(Rows from a dataset of charts and code)
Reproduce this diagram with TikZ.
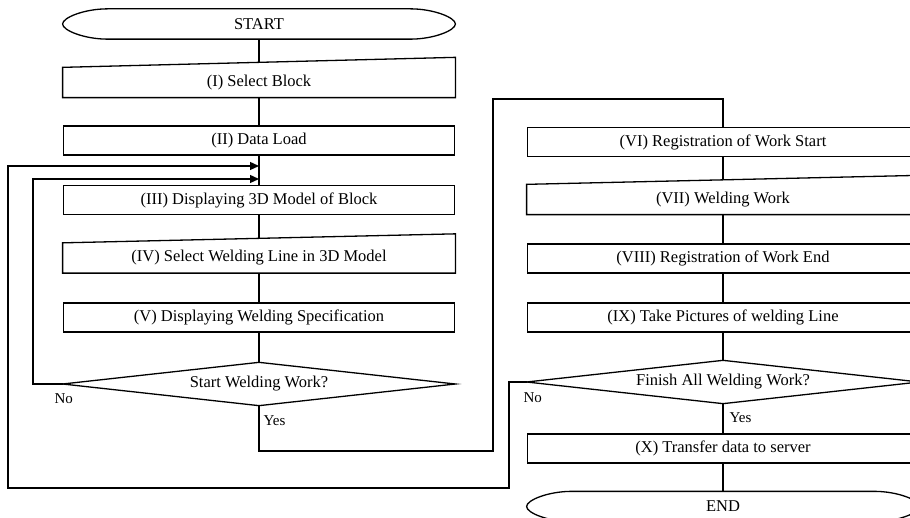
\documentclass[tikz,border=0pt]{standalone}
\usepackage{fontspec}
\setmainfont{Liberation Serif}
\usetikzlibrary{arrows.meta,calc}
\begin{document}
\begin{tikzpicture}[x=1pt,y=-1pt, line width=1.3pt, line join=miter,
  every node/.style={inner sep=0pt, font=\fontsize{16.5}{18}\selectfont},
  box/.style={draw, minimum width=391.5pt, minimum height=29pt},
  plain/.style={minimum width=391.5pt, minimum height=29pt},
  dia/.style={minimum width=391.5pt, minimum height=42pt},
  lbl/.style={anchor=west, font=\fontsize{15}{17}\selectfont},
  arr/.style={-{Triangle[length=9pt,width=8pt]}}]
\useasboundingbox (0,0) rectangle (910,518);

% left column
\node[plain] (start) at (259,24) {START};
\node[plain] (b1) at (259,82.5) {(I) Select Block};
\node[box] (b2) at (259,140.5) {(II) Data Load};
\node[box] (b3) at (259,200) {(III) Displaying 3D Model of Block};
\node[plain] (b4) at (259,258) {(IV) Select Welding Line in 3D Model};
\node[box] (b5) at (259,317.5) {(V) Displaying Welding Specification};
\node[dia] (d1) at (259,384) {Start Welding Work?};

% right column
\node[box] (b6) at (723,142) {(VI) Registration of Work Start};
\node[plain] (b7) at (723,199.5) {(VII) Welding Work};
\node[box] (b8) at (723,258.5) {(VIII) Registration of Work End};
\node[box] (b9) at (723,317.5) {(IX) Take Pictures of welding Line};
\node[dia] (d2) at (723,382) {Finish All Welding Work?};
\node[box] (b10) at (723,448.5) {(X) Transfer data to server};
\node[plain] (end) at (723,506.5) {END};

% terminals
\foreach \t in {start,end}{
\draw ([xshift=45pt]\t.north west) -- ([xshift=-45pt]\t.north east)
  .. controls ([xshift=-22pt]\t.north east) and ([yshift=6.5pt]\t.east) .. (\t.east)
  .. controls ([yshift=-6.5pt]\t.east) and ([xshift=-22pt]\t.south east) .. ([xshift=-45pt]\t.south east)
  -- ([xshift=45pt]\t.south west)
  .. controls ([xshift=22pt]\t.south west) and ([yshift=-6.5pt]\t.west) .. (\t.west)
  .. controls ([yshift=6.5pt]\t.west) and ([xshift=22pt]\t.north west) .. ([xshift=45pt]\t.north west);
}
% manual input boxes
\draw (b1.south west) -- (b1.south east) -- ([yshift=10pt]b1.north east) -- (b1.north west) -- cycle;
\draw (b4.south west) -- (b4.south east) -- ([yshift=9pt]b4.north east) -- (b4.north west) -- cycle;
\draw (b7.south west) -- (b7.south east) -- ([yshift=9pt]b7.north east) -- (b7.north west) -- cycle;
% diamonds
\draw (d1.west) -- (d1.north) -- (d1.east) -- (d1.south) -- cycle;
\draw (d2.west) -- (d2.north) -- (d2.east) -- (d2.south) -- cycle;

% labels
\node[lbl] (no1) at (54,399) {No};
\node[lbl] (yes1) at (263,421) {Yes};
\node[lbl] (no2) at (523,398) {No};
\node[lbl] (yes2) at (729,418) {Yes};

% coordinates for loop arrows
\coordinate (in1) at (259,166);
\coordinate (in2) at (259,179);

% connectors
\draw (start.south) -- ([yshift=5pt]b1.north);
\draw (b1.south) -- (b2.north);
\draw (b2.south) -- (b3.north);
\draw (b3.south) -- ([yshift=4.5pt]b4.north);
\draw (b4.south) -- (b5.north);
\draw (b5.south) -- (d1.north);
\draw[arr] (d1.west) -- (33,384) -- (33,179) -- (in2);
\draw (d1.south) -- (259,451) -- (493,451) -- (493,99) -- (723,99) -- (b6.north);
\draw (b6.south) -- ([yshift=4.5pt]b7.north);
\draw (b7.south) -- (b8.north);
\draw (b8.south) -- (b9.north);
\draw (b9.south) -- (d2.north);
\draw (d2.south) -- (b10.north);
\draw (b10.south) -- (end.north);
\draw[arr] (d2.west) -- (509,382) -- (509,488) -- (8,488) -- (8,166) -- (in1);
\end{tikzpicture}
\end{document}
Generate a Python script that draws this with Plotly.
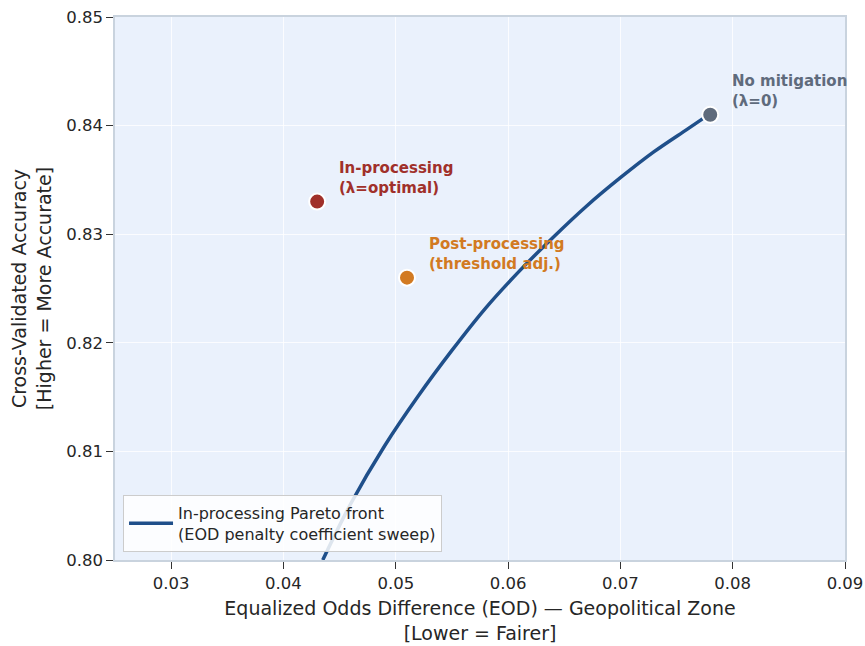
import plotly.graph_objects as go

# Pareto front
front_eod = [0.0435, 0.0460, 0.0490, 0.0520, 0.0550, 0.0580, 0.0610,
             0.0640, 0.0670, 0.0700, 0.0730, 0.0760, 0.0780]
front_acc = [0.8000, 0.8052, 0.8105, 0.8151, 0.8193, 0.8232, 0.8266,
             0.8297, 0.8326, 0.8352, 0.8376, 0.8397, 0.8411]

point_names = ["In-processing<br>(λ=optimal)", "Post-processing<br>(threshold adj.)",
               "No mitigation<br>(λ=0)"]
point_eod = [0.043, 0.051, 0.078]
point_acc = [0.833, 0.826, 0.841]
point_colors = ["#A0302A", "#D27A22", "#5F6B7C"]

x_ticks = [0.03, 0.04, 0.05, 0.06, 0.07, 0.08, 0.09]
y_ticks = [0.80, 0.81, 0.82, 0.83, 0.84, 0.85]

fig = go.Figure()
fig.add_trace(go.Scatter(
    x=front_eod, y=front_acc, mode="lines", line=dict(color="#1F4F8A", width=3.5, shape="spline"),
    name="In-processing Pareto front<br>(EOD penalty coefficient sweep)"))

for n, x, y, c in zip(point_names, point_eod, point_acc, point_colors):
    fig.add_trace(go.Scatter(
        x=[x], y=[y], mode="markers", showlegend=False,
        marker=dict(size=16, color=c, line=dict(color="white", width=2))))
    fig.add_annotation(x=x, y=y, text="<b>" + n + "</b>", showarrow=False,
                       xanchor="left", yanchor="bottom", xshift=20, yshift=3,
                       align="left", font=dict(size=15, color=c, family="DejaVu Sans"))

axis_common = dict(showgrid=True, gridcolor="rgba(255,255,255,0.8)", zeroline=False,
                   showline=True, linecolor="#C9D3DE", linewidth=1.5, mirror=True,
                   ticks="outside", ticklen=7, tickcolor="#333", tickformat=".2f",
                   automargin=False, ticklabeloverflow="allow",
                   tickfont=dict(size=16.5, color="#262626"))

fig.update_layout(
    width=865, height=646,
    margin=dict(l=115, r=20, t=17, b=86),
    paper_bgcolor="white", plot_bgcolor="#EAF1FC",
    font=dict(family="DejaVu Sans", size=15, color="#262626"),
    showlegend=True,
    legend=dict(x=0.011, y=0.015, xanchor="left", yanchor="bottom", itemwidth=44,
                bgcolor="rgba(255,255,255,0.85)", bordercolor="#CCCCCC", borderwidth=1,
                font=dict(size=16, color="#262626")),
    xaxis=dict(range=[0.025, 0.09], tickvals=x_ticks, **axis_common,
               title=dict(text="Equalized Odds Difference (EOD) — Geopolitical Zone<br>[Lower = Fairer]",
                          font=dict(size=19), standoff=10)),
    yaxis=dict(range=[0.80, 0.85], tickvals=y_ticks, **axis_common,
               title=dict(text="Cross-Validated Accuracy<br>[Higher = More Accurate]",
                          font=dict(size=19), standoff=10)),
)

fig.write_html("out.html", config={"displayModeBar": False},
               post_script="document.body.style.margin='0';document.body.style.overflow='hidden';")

### Exercise description
Repeat each record exactly, with the pictures left out.

### Exercise solution
Reproduce this diagram with TikZ.
\documentclass[tikz,border=0pt]{standalone}
\usepackage{fontspec}
\setmainfont{Liberation Serif}
\usetikzlibrary{arrows.meta,calc}
\begin{document}
\begin{tikzpicture}[x=1pt,y=-1pt, line width=1.3pt, line join=miter,
  every node/.style={inner sep=0pt, font=\fontsize{16.5}{18}\selectfont},
  box/.style={draw, minimum width=391.5pt, minimum height=29pt},
  plain/.style={minimum width=391.5pt, minimum height=29pt},
  dia/.style={minimum width=391.5pt, minimum height=42pt},
  lbl/.style={anchor=west, font=\fontsize{15}{17}\selectfont},
  arr/.style={-{Triangle[length=9pt,width=8pt]}}]
\useasboundingbox (0,0) rectangle (910,518);

% left column
\node[plain] (start) at (259,24) {START};
\node[plain] (b1) at (259,82.5) {(I) Select Block};
\node[box] (b2) at (259,140.5) {(II) Data Load};
\node[box] (b3) at (259,200) {(III) Displaying 3D Model of Block};
\node[plain] (b4) at (259,258) {(IV) Select Welding Line in 3D Model};
\node[box] (b5) at (259,317.5) {(V) Displaying Welding Specification};
\node[dia] (d1) at (259,384) {Start Welding Work?};

% right column
\node[box] (b6) at (723,142) {(VI) Registration of Work Start};
\node[plain] (b7) at (723,199.5) {(VII) Welding Work};
\node[box] (b8) at (723,258.5) {(VIII) Registration of Work End};
\node[box] (b9) at (723,317.5) {(IX) Take Pictures of welding Line};
\node[dia] (d2) at (723,382) {Finish All Welding Work?};
\node[box] (b10) at (723,448.5) {(X) Transfer data to server};
\node[plain] (end) at (723,506.5) {END};

% terminals
\foreach \t in {start,end}{
\draw ([xshift=45pt]\t.north west) -- ([xshift=-45pt]\t.north east)
  .. controls ([xshift=-22pt]\t.north east) and ([yshift=6.5pt]\t.east) .. (\t.east)
  .. controls ([yshift=-6.5pt]\t.east) and ([xshift=-22pt]\t.south east) .. ([xshift=-45pt]\t.south east)
  -- ([xshift=45pt]\t.south west)
  .. controls ([xshift=22pt]\t.south west) and ([yshift=-6.5pt]\t.west) .. (\t.west)
  .. controls ([yshift=6.5pt]\t.west) and ([xshift=22pt]\t.north west) .. ([xshift=45pt]\t.north west);
}
% manual input boxes
\draw (b1.south west) -- (b1.south east) -- ([yshift=10pt]b1.north east) -- (b1.north west) -- cycle;
\draw (b4.south west) -- (b4.south east) -- ([yshift=9pt]b4.north east) -- (b4.north west) -- cycle;
\draw (b7.south west) -- (b7.south east) -- ([yshift=9pt]b7.north east) -- (b7.north west) -- cycle;
% diamonds
\draw (d1.west) -- (d1.north) -- (d1.east) -- (d1.south) -- cycle;
\draw (d2.west) -- (d2.north) -- (d2.east) -- (d2.south) -- cycle;

% labels
\node[lbl] (no1) at (54,399) {No};
\node[lbl] (yes1) at (263,421) {Yes};
\node[lbl] (no2) at (523,398) {No};
\node[lbl] (yes2) at (729,418) {Yes};

% coordinates for loop arrows
\coordinate (in1) at (259,166);
\coordinate (in2) at (259,179);

% connectors
\draw (start.south) -- ([yshift=5pt]b1.north);
\draw (b1.south) -- (b2.north);
\draw (b2.south) -- (b3.north);
\draw (b3.south) -- ([yshift=4.5pt]b4.north);
\draw (b4.south) -- (b5.north);
\draw (b5.south) -- (d1.north);
\draw[arr] (d1.west) -- (33,384) -- (33,179) -- (in2);
\draw (d1.south) -- (259,451) -- (493,451) -- (493,99) -- (723,99) -- (b6.north);
\draw (b6.south) -- ([yshift=4.5pt]b7.north);
\draw (b7.south) -- (b8.north);
\draw (b8.south) -- (b9.north);
\draw (b9.south) -- (d2.north);
\draw (d2.south) -- (b10.north);
\draw (b10.south) -- (end.north);
\draw[arr] (d2.west) -- (509,382) -- (509,488) -- (8,488) -- (8,166) -- (in1);
\end{tikzpicture}
\end{document}
Generate a Python script that draws this with Plotly.
import plotly.graph_objects as go

# Pareto front
front_eod = [0.0435, 0.0460, 0.0490, 0.0520, 0.0550, 0.0580, 0.0610,
             0.0640, 0.0670, 0.0700, 0.0730, 0.0760, 0.0780]
front_acc = [0.8000, 0.8052, 0.8105, 0.8151, 0.8193, 0.8232, 0.8266,
             0.8297, 0.8326, 0.8352, 0.8376, 0.8397, 0.8411]

point_names = ["In-processing<br>(λ=optimal)", "Post-processing<br>(threshold adj.)",
               "No mitigation<br>(λ=0)"]
point_eod = [0.043, 0.051, 0.078]
point_acc = [0.833, 0.826, 0.841]
point_colors = ["#A0302A", "#D27A22", "#5F6B7C"]

x_ticks = [0.03, 0.04, 0.05, 0.06, 0.07, 0.08, 0.09]
y_ticks = [0.80, 0.81, 0.82, 0.83, 0.84, 0.85]

fig = go.Figure()
fig.add_trace(go.Scatter(
    x=front_eod, y=front_acc, mode="lines", line=dict(color="#1F4F8A", width=3.5, shape="spline"),
    name="In-processing Pareto front<br>(EOD penalty coefficient sweep)"))

for n, x, y, c in zip(point_names, point_eod, point_acc, point_colors):
    fig.add_trace(go.Scatter(
        x=[x], y=[y], mode="markers", showlegend=False,
        marker=dict(size=16, color=c, line=dict(color="white", width=2))))
    fig.add_annotation(x=x, y=y, text="<b>" + n + "</b>", showarrow=False,
                       xanchor="left", yanchor="bottom", xshift=20, yshift=3,
                       align="left", font=dict(size=15, color=c, family="DejaVu Sans"))

axis_common = dict(showgrid=True, gridcolor="rgba(255,255,255,0.8)", zeroline=False,
                   showline=True, linecolor="#C9D3DE", linewidth=1.5, mirror=True,
                   ticks="outside", ticklen=7, tickcolor="#333", tickformat=".2f",
                   automargin=False, ticklabeloverflow="allow",
                   tickfont=dict(size=16.5, color="#262626"))

fig.update_layout(
    width=865, height=646,
    margin=dict(l=115, r=20, t=17, b=86),
    paper_bgcolor="white", plot_bgcolor="#EAF1FC",
    font=dict(family="DejaVu Sans", size=15, color="#262626"),
    showlegend=True,
    legend=dict(x=0.011, y=0.015, xanchor="left", yanchor="bottom", itemwidth=44,
                bgcolor="rgba(255,255,255,0.85)", bordercolor="#CCCCCC", borderwidth=1,
                font=dict(size=16, color="#262626")),
    xaxis=dict(range=[0.025, 0.09], tickvals=x_ticks, **axis_common,
               title=dict(text="Equalized Odds Difference (EOD) — Geopolitical Zone<br>[Lower = Fairer]",
                          font=dict(size=19), standoff=10)),
    yaxis=dict(range=[0.80, 0.85], tickvals=y_ticks, **axis_common,
               title=dict(text="Cross-Validated Accuracy<br>[Higher = More Accurate]",
                          font=dict(size=19), standoff=10)),
)

fig.write_html("out.html", config={"displayModeBar": False},
               post_script="document.body.style.margin='0';document.body.style.overflow='hidden';")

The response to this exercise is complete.